● SUPPLIED INFORMATION
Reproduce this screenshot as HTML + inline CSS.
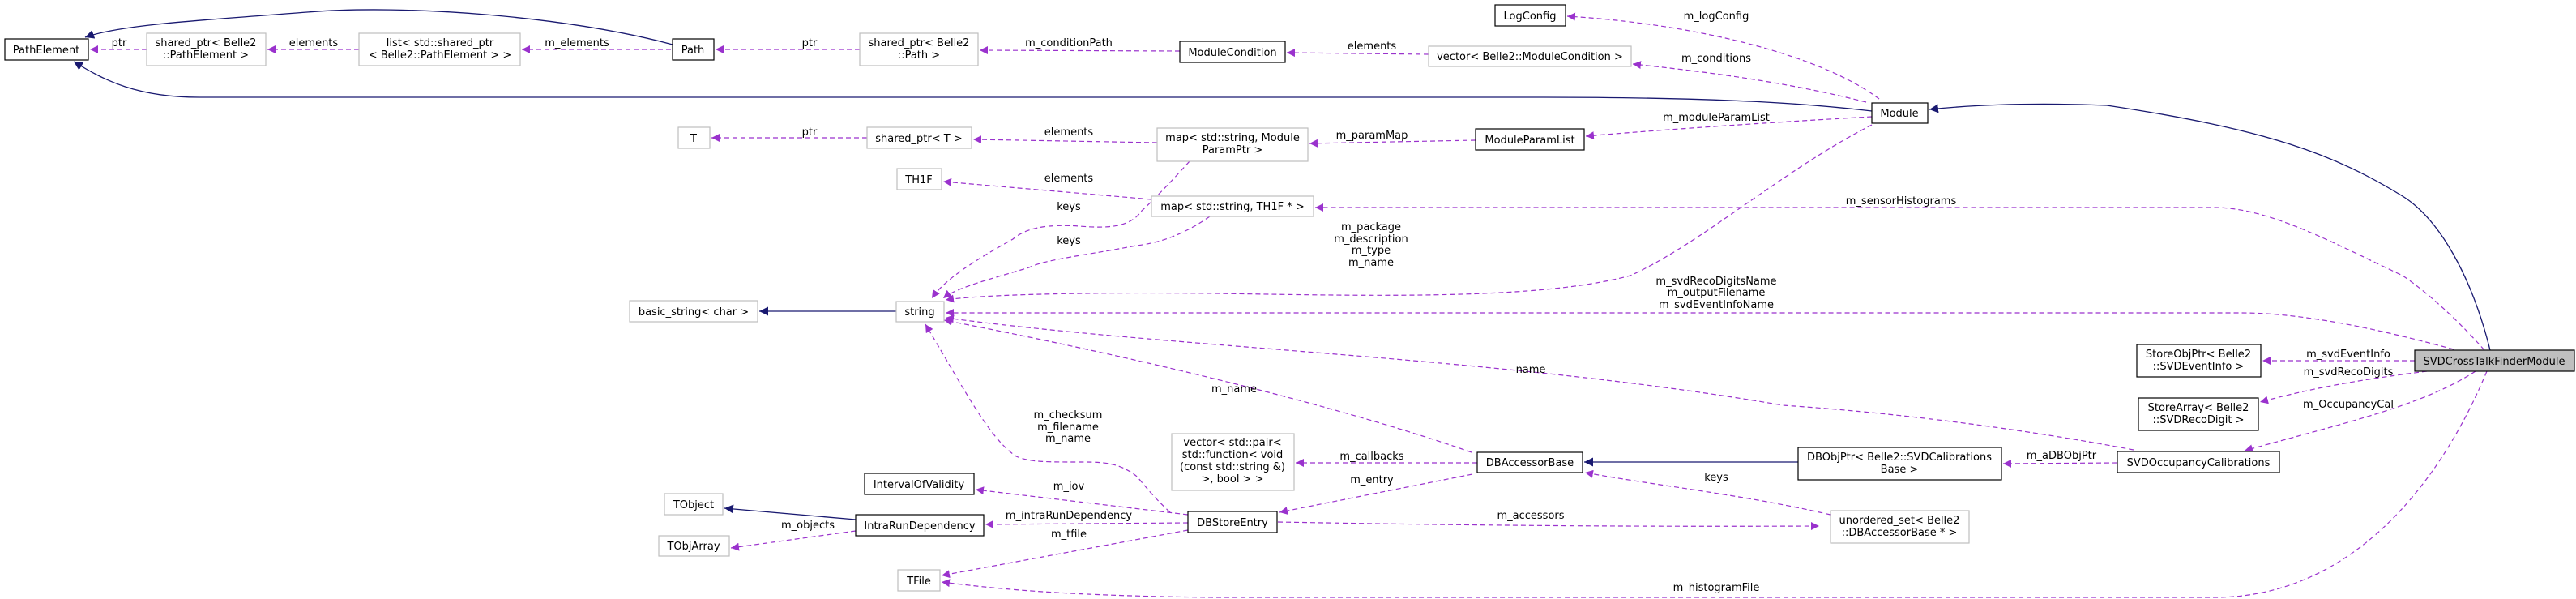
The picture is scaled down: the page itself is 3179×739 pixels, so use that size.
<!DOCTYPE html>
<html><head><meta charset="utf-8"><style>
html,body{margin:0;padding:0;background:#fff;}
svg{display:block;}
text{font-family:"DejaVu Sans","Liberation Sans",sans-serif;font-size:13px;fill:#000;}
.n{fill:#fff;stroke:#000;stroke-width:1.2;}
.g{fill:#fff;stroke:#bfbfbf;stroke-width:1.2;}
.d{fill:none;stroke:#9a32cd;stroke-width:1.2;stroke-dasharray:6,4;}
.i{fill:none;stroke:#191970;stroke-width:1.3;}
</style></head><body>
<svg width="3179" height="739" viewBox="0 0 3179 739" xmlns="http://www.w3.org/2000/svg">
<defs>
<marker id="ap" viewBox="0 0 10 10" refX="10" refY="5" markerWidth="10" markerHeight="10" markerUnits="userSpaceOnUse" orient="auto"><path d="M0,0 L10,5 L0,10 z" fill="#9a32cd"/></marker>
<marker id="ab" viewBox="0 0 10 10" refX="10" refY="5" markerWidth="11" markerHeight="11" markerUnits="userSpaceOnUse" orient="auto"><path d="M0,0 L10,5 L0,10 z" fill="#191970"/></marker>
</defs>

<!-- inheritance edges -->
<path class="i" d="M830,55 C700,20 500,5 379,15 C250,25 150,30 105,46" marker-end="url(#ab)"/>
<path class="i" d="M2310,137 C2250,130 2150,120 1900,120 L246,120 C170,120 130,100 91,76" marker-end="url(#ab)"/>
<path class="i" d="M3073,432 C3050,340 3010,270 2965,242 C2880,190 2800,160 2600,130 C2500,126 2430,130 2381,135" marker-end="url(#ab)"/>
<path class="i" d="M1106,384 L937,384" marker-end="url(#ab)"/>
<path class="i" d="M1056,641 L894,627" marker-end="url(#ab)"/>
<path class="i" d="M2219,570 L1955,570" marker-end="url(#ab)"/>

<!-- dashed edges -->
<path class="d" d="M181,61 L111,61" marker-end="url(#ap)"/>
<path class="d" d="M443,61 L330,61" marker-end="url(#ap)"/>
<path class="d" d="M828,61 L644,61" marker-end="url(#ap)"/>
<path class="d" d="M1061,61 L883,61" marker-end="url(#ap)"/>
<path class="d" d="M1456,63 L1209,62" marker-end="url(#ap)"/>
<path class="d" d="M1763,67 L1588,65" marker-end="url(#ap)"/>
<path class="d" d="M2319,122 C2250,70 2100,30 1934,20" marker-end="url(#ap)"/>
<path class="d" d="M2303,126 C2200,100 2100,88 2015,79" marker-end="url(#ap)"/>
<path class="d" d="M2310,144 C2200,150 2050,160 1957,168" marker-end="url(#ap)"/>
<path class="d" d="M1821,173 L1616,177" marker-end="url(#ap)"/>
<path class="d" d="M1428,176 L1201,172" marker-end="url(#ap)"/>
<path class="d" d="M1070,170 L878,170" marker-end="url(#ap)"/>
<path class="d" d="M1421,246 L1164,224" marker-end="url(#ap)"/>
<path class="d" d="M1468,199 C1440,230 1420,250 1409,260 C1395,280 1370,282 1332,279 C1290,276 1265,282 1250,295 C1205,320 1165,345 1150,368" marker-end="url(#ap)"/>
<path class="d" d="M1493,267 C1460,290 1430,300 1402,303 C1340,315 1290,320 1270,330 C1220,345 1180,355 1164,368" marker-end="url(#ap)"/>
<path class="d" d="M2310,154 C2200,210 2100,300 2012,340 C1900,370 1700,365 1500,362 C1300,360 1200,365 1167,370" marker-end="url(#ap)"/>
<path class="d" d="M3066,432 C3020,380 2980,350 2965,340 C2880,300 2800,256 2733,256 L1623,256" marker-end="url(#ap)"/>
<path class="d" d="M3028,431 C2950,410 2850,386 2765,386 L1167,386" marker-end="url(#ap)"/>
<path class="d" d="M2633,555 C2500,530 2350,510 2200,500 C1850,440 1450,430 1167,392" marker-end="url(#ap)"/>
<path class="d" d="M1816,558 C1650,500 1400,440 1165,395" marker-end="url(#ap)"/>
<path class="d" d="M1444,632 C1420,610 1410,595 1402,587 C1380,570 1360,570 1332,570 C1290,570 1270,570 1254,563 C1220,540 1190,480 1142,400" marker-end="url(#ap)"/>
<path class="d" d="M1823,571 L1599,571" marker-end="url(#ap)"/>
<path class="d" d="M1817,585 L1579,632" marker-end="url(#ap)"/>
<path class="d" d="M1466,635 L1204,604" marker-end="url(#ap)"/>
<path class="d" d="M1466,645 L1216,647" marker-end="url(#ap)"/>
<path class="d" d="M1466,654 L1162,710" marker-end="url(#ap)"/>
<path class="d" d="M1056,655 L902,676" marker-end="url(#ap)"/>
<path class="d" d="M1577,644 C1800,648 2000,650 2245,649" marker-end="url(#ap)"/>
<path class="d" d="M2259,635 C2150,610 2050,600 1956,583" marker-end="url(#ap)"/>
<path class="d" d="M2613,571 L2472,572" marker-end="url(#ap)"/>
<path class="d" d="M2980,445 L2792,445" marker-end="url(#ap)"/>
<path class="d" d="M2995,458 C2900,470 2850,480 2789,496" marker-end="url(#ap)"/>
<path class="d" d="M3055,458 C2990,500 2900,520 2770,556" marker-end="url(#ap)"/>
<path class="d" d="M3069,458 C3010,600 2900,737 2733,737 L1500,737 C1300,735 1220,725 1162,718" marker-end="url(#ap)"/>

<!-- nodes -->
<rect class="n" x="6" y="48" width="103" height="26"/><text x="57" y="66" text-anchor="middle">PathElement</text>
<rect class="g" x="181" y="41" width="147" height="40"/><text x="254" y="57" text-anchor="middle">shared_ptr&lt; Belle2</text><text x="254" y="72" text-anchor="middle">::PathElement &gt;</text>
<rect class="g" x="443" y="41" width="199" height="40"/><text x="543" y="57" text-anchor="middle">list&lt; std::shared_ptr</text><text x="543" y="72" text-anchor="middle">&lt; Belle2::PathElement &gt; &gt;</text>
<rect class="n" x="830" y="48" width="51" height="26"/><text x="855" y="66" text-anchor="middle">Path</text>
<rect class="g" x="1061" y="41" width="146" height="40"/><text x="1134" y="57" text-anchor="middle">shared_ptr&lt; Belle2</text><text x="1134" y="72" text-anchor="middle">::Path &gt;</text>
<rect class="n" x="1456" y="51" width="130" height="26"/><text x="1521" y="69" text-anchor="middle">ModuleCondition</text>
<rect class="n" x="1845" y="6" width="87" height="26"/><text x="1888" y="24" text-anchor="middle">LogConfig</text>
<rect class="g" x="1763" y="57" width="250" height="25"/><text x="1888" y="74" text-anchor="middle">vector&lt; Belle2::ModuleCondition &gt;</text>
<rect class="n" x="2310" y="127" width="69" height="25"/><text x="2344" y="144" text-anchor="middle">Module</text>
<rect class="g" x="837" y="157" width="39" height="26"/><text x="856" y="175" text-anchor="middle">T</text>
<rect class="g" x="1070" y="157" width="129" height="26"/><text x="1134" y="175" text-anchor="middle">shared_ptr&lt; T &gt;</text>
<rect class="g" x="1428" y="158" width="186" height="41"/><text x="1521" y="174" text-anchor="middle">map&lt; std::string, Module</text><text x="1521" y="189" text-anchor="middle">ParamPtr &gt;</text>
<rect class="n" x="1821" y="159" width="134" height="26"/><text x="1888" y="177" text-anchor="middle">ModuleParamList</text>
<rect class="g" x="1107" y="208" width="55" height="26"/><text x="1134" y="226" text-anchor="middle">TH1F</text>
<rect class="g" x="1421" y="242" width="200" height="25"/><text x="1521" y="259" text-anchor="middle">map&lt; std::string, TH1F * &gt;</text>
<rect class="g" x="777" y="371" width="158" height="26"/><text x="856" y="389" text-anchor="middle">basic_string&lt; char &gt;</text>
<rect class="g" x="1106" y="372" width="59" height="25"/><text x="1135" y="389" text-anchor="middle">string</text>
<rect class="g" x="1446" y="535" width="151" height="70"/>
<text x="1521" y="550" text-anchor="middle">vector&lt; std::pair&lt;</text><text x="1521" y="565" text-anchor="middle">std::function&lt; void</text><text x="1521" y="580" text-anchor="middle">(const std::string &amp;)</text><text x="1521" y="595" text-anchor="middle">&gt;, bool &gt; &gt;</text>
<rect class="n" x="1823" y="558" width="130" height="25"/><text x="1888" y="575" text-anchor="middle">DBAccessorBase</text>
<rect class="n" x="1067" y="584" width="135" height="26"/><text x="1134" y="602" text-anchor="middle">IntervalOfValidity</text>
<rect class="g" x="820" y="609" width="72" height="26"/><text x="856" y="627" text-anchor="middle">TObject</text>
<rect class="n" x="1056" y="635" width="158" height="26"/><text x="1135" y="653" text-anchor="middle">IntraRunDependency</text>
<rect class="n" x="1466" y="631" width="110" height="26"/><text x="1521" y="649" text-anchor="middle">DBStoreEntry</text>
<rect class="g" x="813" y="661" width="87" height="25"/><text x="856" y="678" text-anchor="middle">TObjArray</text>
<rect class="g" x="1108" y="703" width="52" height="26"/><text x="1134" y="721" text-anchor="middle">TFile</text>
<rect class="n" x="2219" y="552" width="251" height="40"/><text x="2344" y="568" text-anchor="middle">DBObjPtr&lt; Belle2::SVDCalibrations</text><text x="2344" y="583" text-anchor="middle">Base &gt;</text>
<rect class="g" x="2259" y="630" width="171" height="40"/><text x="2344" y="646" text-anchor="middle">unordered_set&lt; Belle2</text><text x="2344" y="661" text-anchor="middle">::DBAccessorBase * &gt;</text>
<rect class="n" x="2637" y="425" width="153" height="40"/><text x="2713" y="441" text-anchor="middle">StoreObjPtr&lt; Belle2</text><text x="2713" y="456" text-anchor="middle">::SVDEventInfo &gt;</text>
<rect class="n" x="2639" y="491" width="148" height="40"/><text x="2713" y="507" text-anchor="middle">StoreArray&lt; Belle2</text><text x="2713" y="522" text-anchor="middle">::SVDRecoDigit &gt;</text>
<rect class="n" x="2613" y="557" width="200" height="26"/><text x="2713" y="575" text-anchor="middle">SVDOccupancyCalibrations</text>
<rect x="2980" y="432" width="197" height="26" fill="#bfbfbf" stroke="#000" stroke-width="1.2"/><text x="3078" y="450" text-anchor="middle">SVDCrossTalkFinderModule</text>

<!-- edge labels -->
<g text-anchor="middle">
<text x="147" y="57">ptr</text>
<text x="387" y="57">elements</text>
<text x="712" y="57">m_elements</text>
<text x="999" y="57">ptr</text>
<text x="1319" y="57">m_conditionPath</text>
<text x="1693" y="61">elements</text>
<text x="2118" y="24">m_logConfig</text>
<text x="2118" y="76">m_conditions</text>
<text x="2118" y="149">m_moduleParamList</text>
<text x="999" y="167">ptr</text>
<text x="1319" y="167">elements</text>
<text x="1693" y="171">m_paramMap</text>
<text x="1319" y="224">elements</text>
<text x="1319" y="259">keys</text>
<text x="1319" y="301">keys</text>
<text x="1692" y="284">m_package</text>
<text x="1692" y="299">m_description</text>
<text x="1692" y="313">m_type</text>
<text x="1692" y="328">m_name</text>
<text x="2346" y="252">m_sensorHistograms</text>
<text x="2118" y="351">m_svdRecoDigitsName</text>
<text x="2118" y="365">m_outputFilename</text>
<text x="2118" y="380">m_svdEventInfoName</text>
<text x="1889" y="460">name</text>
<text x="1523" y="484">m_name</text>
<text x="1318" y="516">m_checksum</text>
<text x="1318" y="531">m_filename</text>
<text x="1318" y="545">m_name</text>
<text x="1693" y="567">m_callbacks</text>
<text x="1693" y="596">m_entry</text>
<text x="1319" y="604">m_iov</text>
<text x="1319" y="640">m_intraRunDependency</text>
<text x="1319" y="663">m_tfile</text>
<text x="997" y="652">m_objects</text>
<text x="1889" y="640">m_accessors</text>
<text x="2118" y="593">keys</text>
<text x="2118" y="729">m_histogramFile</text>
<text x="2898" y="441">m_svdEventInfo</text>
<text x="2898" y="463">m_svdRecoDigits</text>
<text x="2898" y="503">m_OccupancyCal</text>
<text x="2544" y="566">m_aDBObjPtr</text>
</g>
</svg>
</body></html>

● EXERCISE
Go through the listing above and return every line where the word "size" occurs.

● REPLY
The picture is scaled down: the page itself is 3179×739 pixels, so use that size.
text{font-family:"DejaVu Sans","Liberation Sans",sans-serif;font-size:13px;fill:#000;}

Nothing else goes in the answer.